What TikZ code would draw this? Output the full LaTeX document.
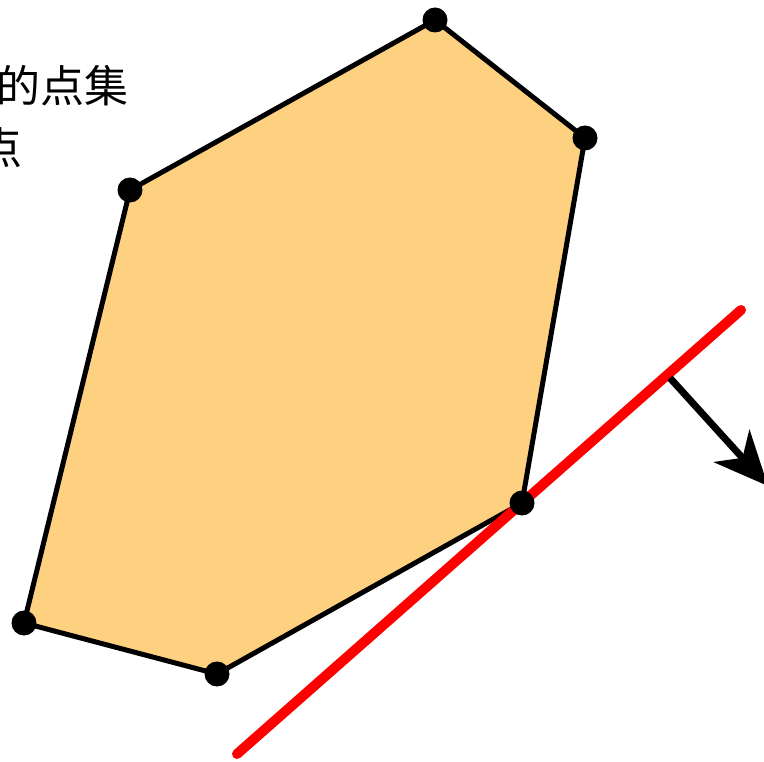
\documentclass[tikz,border=0pt]{standalone}
\usepackage{fontspec}
\newfontfamily\cjkfont{Noto Sans CJK SC}
\usetikzlibrary{arrows.meta}
\definecolor{hullfill}{RGB}{253,209,127}
\tikzset{
  vertex/.style={circle, fill=black, inner sep=0pt, minimum size=25pt},
  hulledge/.style={line width=5pt, line join=round},
  support/.style={red, line width=10pt, line cap=round},
  normalvec/.style={line width=7pt, -{Stealth[length=54pt, width=48pt, inset=16pt]}},
  label/.style={font=\cjkfont\fontsize{44}{44}\selectfont, inner sep=0pt}
}
\begin{document}
\begin{tikzpicture}[x=1pt, y=-1pt]
\useasboundingbox (0,0) rectangle (764,762);
\clip (0,0) rectangle (764,762);
% hull vertices
\coordinate (p1) at (435,20);
\coordinate (p2) at (585,138);
\coordinate (p3) at (522,503);
\coordinate (p4) at (217,674);
\coordinate (p5) at (24,623);
\coordinate (p6) at (130,190);
% supporting line and its normal
\coordinate (s1) at (237,754);
\coordinate (s2) at (741,310);
\coordinate (n1) at (670,378);
\coordinate (n2) at (768,486);
\draw[hulledge, fill=hullfill] (p1) -- (p2) -- (p3) -- (p4) -- (p5) -- (p6) -- cycle;
\draw[support] (s1) -- (s2);
\draw[normalvec] (n1) -- (n2);
\foreach \p in {p1,p2,p3,p4,p5,p6}
  \node[vertex] (v\p) at (\p) {};
\node[label, anchor=east] (txt1) at (129,86) {的点集};
\node[label, anchor=east] (txt2) at (23,148) {点};
\end{tikzpicture}
\end{document}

Exercise task: Each line that holds the word "draw" is to be copied.

Solution to this exercise:
What TikZ code would draw this? Output the full LaTeX document.
\draw[hulledge, fill=hullfill] (p1) -- (p2) -- (p3) -- (p4) -- (p5) -- (p6) -- cycle;
\draw[support] (s1) -- (s2);
\draw[normalvec] (n1) -- (n2);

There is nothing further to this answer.